Publié le Lundi 16 novembre 2009 à 19h51.

Interview de Sébastien Osman, 32 ans, postier à Martigues.

Il aura fallu 24 jours de grève de la faim pour Sébastien et 26 jours de grève des quelques 30 facteurs martégaux pour que les agents du service public soient enfin écoutés et entendus par la direction de La Poste.

Quels sont les problèmes que vous rencontrez dans votre bureau de Poste de Martigues ?

Depuis plusieurs mois, une nouvelle organisation a été mise en place afin d’accroître la productivité et la rentabilité du service postal. Et ceci se fait sans considération aucune ni pour les usagers, ni pour les travailleurs. Les cadences de tri sont en augmentationconstante, les heures supplémentaires demeurent impayées et la diminution du nombre de tournées, qui correspond à une perte de neuf à dix emplois, surcharge de nouveau les facteurs déjà débordés. À cela s'ajoute un management local très brutal(intimidations, pression morale, mise à pied, retrait de service, licenciement sec…) envers nous qui tentons de nous mobiliser contre la privatisation progressive de ce service public.

Me concernant, j’ai été mandaté il y a plusieurs mois par le syndicat Sud-PTT 13 pour la négociation d'un éventuel accord avec notre direction. Refusant de signer leurs propositions scandaleuses, j'ai convaincu l’ensemble du personnel de refuser de se soumettre. Le climat devenant de plus en plus tendu, et afin de m’écarter de mon lieu de travail, j’ai fait l’objet d’un retrait de service de quatre mois. Quant à Fabien, il a été licencié pour un jour de congé requalifié par le directeur en absence irrégulière! Il ne fait pas de doute que la direction s’est montrée particulièrement répressive et s’est servie de Fabien et moi pour «montrer l’exemple» et dissuader tout le monde d’entamer un mouvement de grève.

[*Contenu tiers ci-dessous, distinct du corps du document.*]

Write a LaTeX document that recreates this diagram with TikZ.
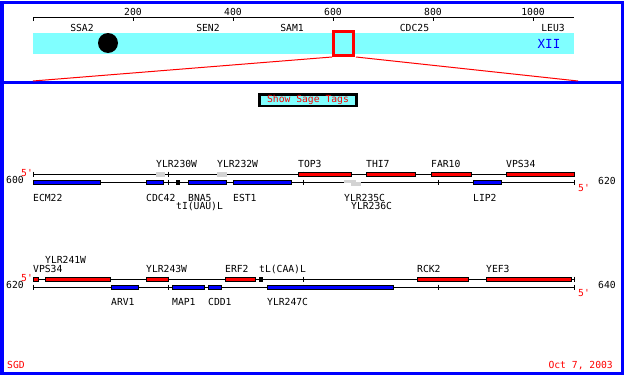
\documentclass[tikz,border=0pt]{standalone}
\usepackage{fontspec}
\newfontfamily\pixfont{DejaVu Sans Mono}
\definecolor{sgdcyan}{HTML}{80FFFF}
\definecolor{sgdgray}{HTML}{D3D3D3}
\begin{document}
\begin{tikzpicture}[x=1pt,y=-1pt,
  lbl/.style={inner sep=0pt, font=\pixfont\fontsize{9.7}{10}\selectfont, anchor=base west},
  clbl/.style={lbl, anchor=base},
  rlbl/.style={lbl, text=red},
  strand/.style={line width=0.75pt},
  wgene/.style={draw=black, line width=0.75pt, fill=red},
  cgene/.style={draw=black, line width=0.75pt, fill=blue},
  trna/.style={fill=black},
  pseudo/.style={fill=sgdgray},
  frameline/.style={draw=blue, line width=3pt},
  zoomline/.style={draw=red, line width=1pt},
]
\useasboundingbox (0,0) rectangle (625,375);
% frame
\draw[frameline] (2,2.5) rectangle (622.5,373);
\draw[frameline] (2,82) -- (622.5,82);

% ---------- top panel: chromosome overview ----------
\draw[strand] (33,21) -- (33,17) -- (574,17);
\foreach \p/\x in {200/133,400/233,600/333,800/433,1000/533}{
  \draw[strand] (\x,17) -- (\x,21);
  \node[clbl] (s\p) at (\x,15.7) {\p};
}
\fill[sgdcyan] (33,33) rectangle (574,54);
\node[clbl] (ssa2) at (82,31.5) {SSA2};
\node[clbl] (sen2) at (208,31.5) {SEN2};
\node[clbl] (sam1) at (292,31.5) {SAM1};
\node[clbl] (cdc25) at (414.5,31.5) {CDC25};
\node[clbl] (leu3) at (553,31.5) {LEU3};
\node[clbl, text=blue, font=\pixfont\fontsize{12.5}{13}\selectfont] (chr) at (549,48.3) {XII};
\fill[black] (108,43) circle (10);
\draw[red, line width=3.5pt] (333.7,31.3) rectangle (353.7,55.3);
\coordinate (zl0) at (33,81);
\coordinate (zl1) at (332,57);
\coordinate (zr1) at (356,57);
\coordinate (zr0) at (578,81);
\draw[zoomline] (zl0) -- (zl1);
\draw[zoomline] (zr1) -- (zr0);

% ---------- button ----------
\node[draw=black, line width=2.5pt, fill=sgdcyan, minimum width=97pt, minimum height=11.5pt,
      inner sep=0pt, text=red, font=\pixfont\fontsize{9.7}{10}\selectfont] (sage) at (308,100) {Show Sage Tags};

% ---------- row 1 : 600 - 620 ----------
\draw[strand] (33,171.5) -- (33,176.5);
\draw[strand] (33,174) -- (574,174);
\draw[strand] (33,182) -- (574,182);
\foreach \x in {168,303,438,574}{
  \draw[strand] (\x,171.5) -- (\x,176.5);
  \draw[strand] (\x,179.5) -- (\x,184.5);
}
% Watson
\fill[pseudo] (156,171.7) rectangle (165,176.7);
\fill[pseudo] (217,171.7) rectangle (227,176.7);
\filldraw[wgene] (298,172.5) rectangle (351,176.5);
\filldraw[wgene] (366,172.5) rectangle (415,176.5);
\filldraw[wgene] (431,172.5) rectangle (471,176.5);
\filldraw[wgene] (506,172.5) rectangle (574,176.5);
% Crick
\filldraw[cgene] (33,180.5) rectangle (100,184.5);
\filldraw[cgene] (146,180.5) rectangle (163,184.5);
\fill[trna] (176,180) rectangle (180,184.7);
\filldraw[cgene] (188,180.5) rectangle (226,184.5);
\filldraw[cgene] (233,180.5) rectangle (291,184.5);
\fill[pseudo] (344,179.7) rectangle (356,183.3);
\fill[pseudo] (351,182.3) rectangle (361,186.3);
\filldraw[cgene] (473,180.5) rectangle (501,184.5);
% labels
\node[lbl] (ylr230w) at (156,167) {YLR230W};
\node[lbl] (ylr232w) at (217,167) {YLR232W};
\node[lbl] (top3) at (298,167) {TOP3};
\node[lbl] (thi7) at (366,167) {THI7};
\node[lbl] (far10) at (431,167) {FAR10};
\node[lbl] (vps34a) at (506,167) {VPS34};
\node[lbl] (ecm22) at (33,201) {ECM22};
\node[lbl] (cdc42) at (146,201) {CDC42};
\node[lbl] (bna5) at (188,201) {BNA5};
\node[lbl] (est1) at (233,201) {EST1};
\node[lbl] (ylr235c) at (344,201) {YLR235C};
\node[lbl] (lip2) at (473,201) {LIP2};
\node[lbl] (tiuaul) at (176,209.5) {tI(UAU)L};
\node[lbl] (ylr236c) at (351,209.5) {YLR236C};
\node[rlbl] (p5a) at (21,176) {5'};
\node[lbl] (n600) at (6,183.5) {600};
\node[rlbl] (p5b) at (578,191) {5'};
\node[lbl] (n620a) at (598,184) {620};

% ---------- row 2 : 620 - 640 ----------
\draw[strand] (33,279) -- (574,279);
\draw[strand] (33,284.5) -- (33,289.5);
\draw[strand] (33,287) -- (574,287);
\foreach \x in {168,303,438,574}{
  \draw[strand] (\x,276.5) -- (\x,281.5);
  \draw[strand] (\x,284.5) -- (\x,289.5);
}
% Watson
\filldraw[wgene] (33.5,277) rectangle (38,281);
\filldraw[wgene] (45,277) rectangle (110,281);
\filldraw[wgene] (146,277) rectangle (168,281);
\filldraw[wgene] (225,277) rectangle (255,281);
\fill[trna] (259,277) rectangle (263,281.7);
\filldraw[wgene] (417,277) rectangle (468,281);
\filldraw[wgene] (486,277) rectangle (571,281);
% Crick
\filldraw[cgene] (111,285) rectangle (138,289);
\filldraw[cgene] (172,285) rectangle (204,289);
\filldraw[cgene] (208,285) rectangle (221,289);
\filldraw[cgene] (267,285) rectangle (393,289);
% labels
\node[lbl] (ylr241w) at (45,263) {YLR241W};
\node[lbl] (vps34b) at (33,272) {VPS34};
\node[lbl] (ylr243w) at (146,272) {YLR243W};
\node[lbl] (erf2) at (225,272) {ERF2};
\node[lbl] (tlcaal) at (259,272) {tL(CAA)L};
\node[lbl] (rck2) at (417,272) {RCK2};
\node[lbl] (yef3) at (486,272) {YEF3};
\node[lbl] (arv1) at (111,305.5) {ARV1};
\node[lbl] (map1) at (172,305.5) {MAP1};
\node[lbl] (cdd1) at (208,305.5) {CDD1};
\node[lbl] (ylr247c) at (267,305.5) {YLR247C};
\node[rlbl] (p5c) at (21,281.5) {5'};
\node[lbl] (n620b) at (6,288.5) {620};
\node[rlbl] (p5d) at (578,296) {5'};
\node[lbl] (n640) at (598,288) {640};

% ---------- footer ----------
\node[rlbl] (sgd) at (7,368) {SGD};
\node[rlbl, anchor=base east] (date) at (613,368.5) {Oct 7, 2003};
\end{tikzpicture}
\end{document}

Quels ont été vos réponses face à cette situation ?

Le lundi 12 octobre ,la quasi-totalité des facteurs de Martigues, sur un préavis Sud, se mettent en grève pour la reconnaissance par la Poste du travail supplémentaire (non payé jusqu’alors) engendré par la restructuration actuelle, ainsi que pour la réintégration et la réhabilitation de Fabien et moi. Il y a quelques mois, à Marseille, des postiers ont lutté pendant 58 jours ! La direction est restée inflexible et les postiers n’ont pas obtenu gain de cause. Je me suis dis que seul un geste plus radical les forcerait a négocier. Deux jours après le début du mouvement de grève, j’ai décidé d’entamer une grève de la faim et de dormir sur le parking, d’abord dans ma voiture, puis dans un camion de location. Je ne voulais pas seulement qu’ils sachent que j’avais arrêté de m’alimenter, je voulais qu’ils me voient dépérir sous leurs yeux !

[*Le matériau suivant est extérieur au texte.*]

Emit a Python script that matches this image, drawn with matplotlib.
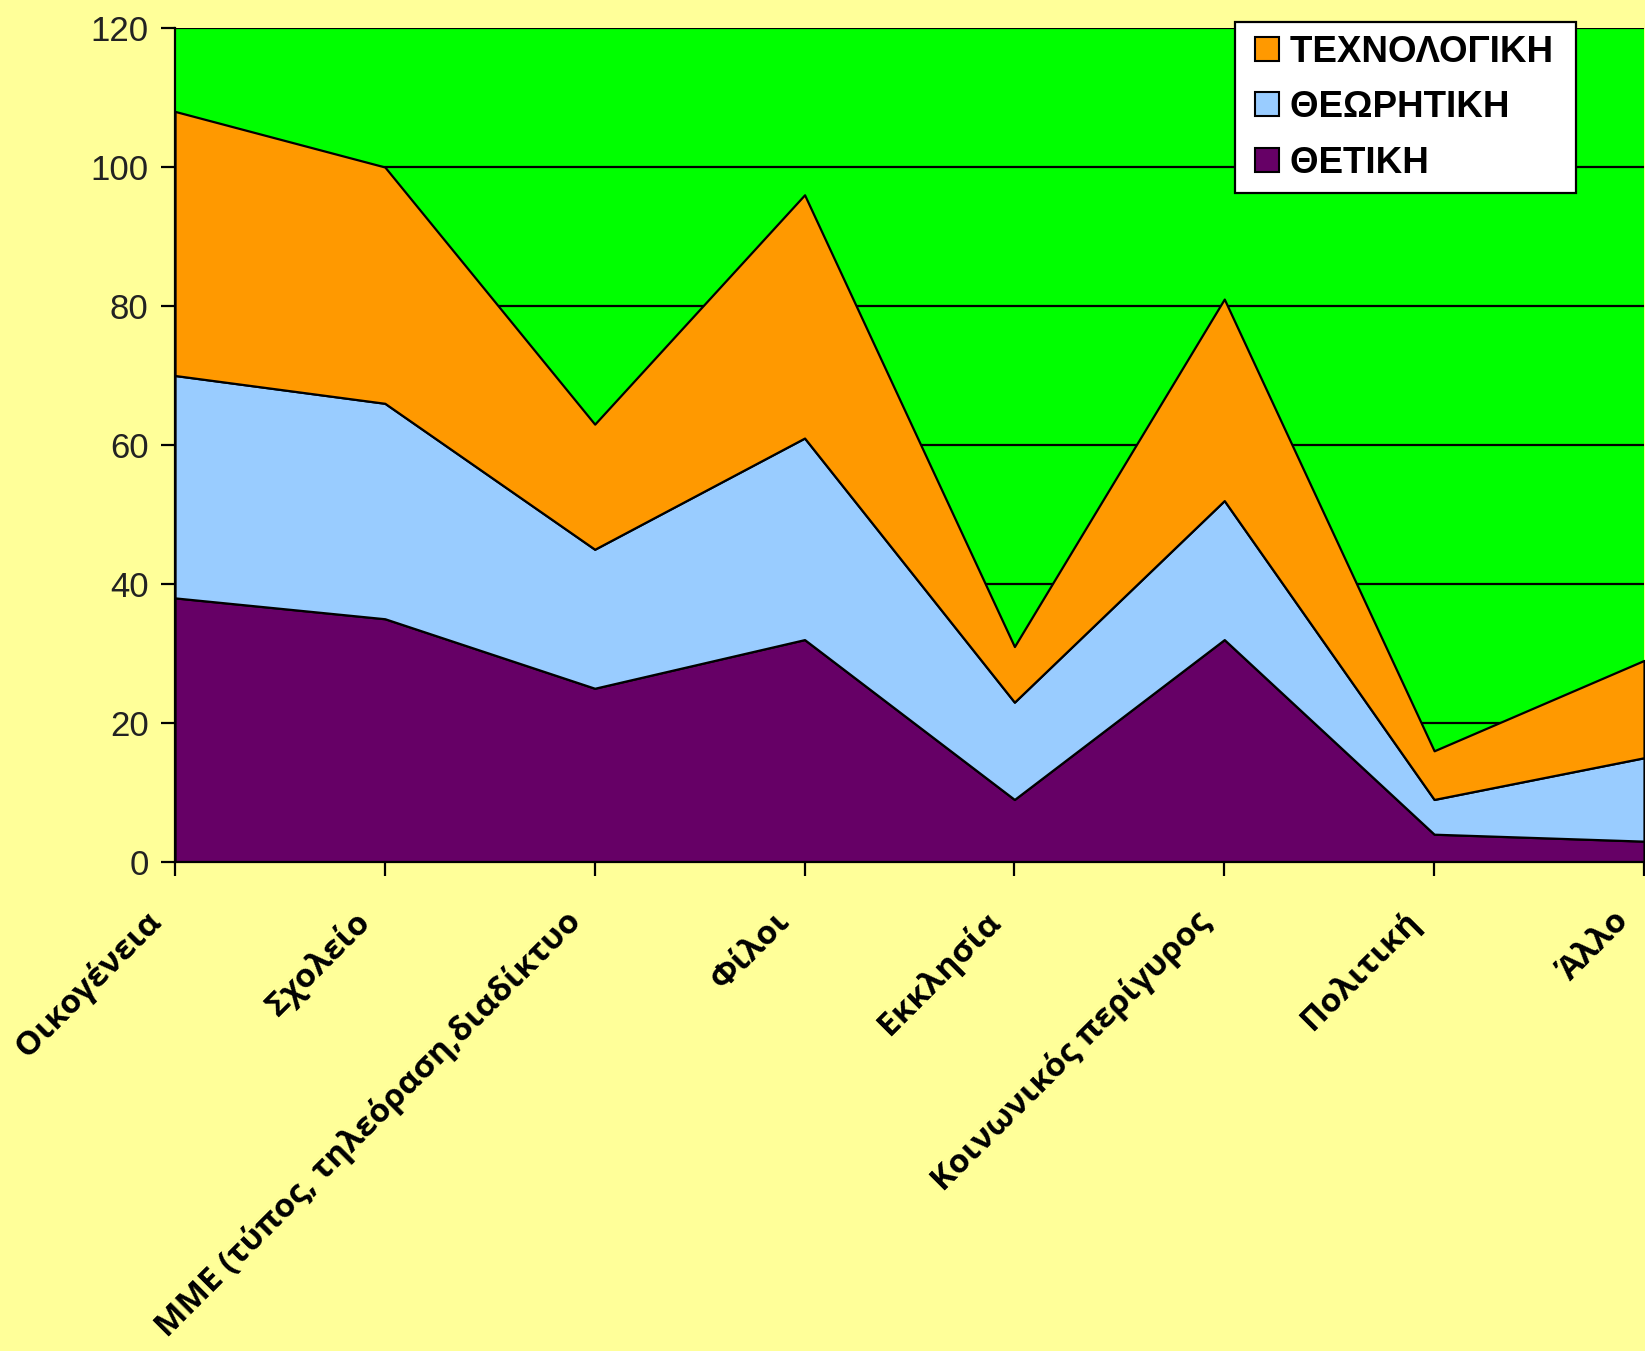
import matplotlib
matplotlib.use("Agg")
import matplotlib.pyplot as plt
import numpy as np
from matplotlib.lines import Line2D
from matplotlib.transforms import ScaledTranslation

categories = ["Οικογένεια", "Σχολείο", "ΜΜΕ (τύπος, τηλεόραση,διαδίκτυο",
              "Φίλοι", "Εκκλησία", "Κοινωνικός περίγυρος", "Πολιτική", "Άλλο"]
thetiki = [38, 35, 25, 32, 9, 32, 4, 3]
theoritiki = [32, 31, 20, 29, 14, 20, 5, 12]
technologiki = [38, 34, 18, 35, 8, 29, 7, 14]
series_names = ["ΘΕΤΙΚΗ", "ΘΕΩΡΗΤΙΚΗ", "ΤΕΧΝΟΛΟΓΙΚΗ"]
colors = ["#660066", "#99CCFF", "#FF9900"]
yticks = [0, 20, 40, 60, 80, 100, 120]

W, H, DPI = 1645, 1351, 100
fig = plt.figure(figsize=(W / DPI, H / DPI), dpi=DPI, facecolor="#FFFF99")
ax = fig.add_axes([175 / W, 1 - 862 / H, (1644 - 175) / W, (862 - 28) / H])
ax.set_facecolor("#00FF00")

x = np.arange(len(categories))
ax.stackplot(x, thetiki, theoritiki, technologiki, colors=colors,
             edgecolor="black", linewidth=1.6, zorder=2)

ax.set_xlim(0, len(categories) - 1)
ax.set_ylim(0, 120)
ax.set_yticks(yticks)
ax.yaxis.grid(True, color="black", linewidth=1.6, zorder=1)
ax.set_axisbelow(True)

for s in ["top", "right"]:
    ax.spines[s].set_visible(False)
for s in ["left", "bottom"]:
    ax.spines[s].set_color("black")
    ax.spines[s].set_linewidth(1.6)
    ax.spines[s].set_zorder(3)

ax.tick_params(axis="y", length=10, width=1.6, pad=9, labelsize=25,
               labelcolor="#222222")
for lab in ax.get_yticklabels():
    lab.set_fontfamily("Liberation Sans")

ax.set_xticks(x)
ax.set_xticklabels(categories, rotation=45, ha="right", va="top",
                   rotation_mode="anchor", fontsize=24, fontweight="bold",
                   fontfamily="Open Sans")
ax.tick_params(axis="x", length=10, width=1.6, pad=21)
shift = ScaledTranslation(-31 / DPI, 0, fig.dpi_scale_trans)
for lab in ax.get_xticklabels():
    lab.set_transform(lab.get_transform() + shift)

handles = [Line2D([], [], linestyle="none", marker="s", markersize=17,
                  markerfacecolor=c, markeredgecolor="black",
                  markeredgewidth=1.5) for c in colors][::-1]
labels = [n + " " for n in series_names[::-1]]
leg = ax.legend(handles, labels, loc="upper right",
                bbox_to_anchor=((1576 - 175) / (1644 - 175), 1.007),
                prop={"family": "Liberation Sans", "weight": "bold", "size": 26.5},
                frameon=True, fancybox=False, edgecolor="black",
                framealpha=1, handlelength=1.04, handleheight=0.7,
                handletextpad=0.1, borderpad=0.35, labelspacing=0.55,
                borderaxespad=0)
leg.get_frame().set_linewidth(1.6)
leg.set_zorder(5)

fig.savefig("out.png", dpi=DPI, facecolor=fig.get_facecolor())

Comment s’est soldé le conflit ?

Après 25 jours de grève de presque toute l’équipe et 24 jours de grève de la faim pour moi, les négociations ont enfin abouties. Au final, nous sommes plutôt satisfaits de l’issu du conflit. Nous avons obtenu: le principe de reconnaissance et le paiement d’une partie de nos dépassement horaires, le gel de l’organisation « Facteur d’avenir » jusqu’au 3 janvier 2010, la création d’un groupe de travail qui pourra permettre de réajuster le temps de travail théorique au temps de travail effectif. PFabien, postier licencié, le financement d’une formation professionnelle. Pour moi, l’engagement de La Poste que mon conseil de discipline soit juste et que soit pris en compte les « fautes » de management du directeur du centre courrier de Martigues.

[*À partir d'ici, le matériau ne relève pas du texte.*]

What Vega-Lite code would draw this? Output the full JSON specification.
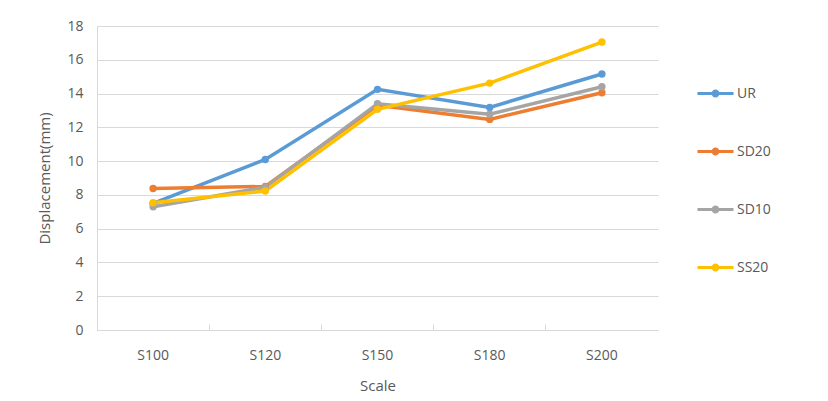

Quelles leçons avez-vous tirées de votre lutte ? Durant ce conflit, notre plus grande victoire a sans aucun doute été le lien fort qui s’est créé entre tous les facteurs. On a pris le temps de sortir la tête de nos casiers, pris le temps de se parler, de se connaître; bref, de nouer de véritables relations humaines que les cadences infernales ne nous permettent pas de faire! Durant toute ma grève de la faim, mes collègues se sont relayés sur le parking de La Poste. Ils faisaient les trois huit pour ne pas me laisser seul dans mon camion. Ceci a créé une véritable cohésion entre nous. Nous (et la direction!) savons qu’à l’avenir nous serons tous soudés. Enfin, des soutiens nous sont parvenus de toutes parts: usagers, collègues, partis politiques, associations… Autant de personnes qui venaient apporter de la nourriture, un soutien financier ou encore nous soutenir moralement. Nous avons tous été très surpris par cette solidarité de la part d’«inconnus». Cela a énormément compté pour nous, nous a convaincus que notre lutte était justifiée et nous a encouragés à continuer notre combat.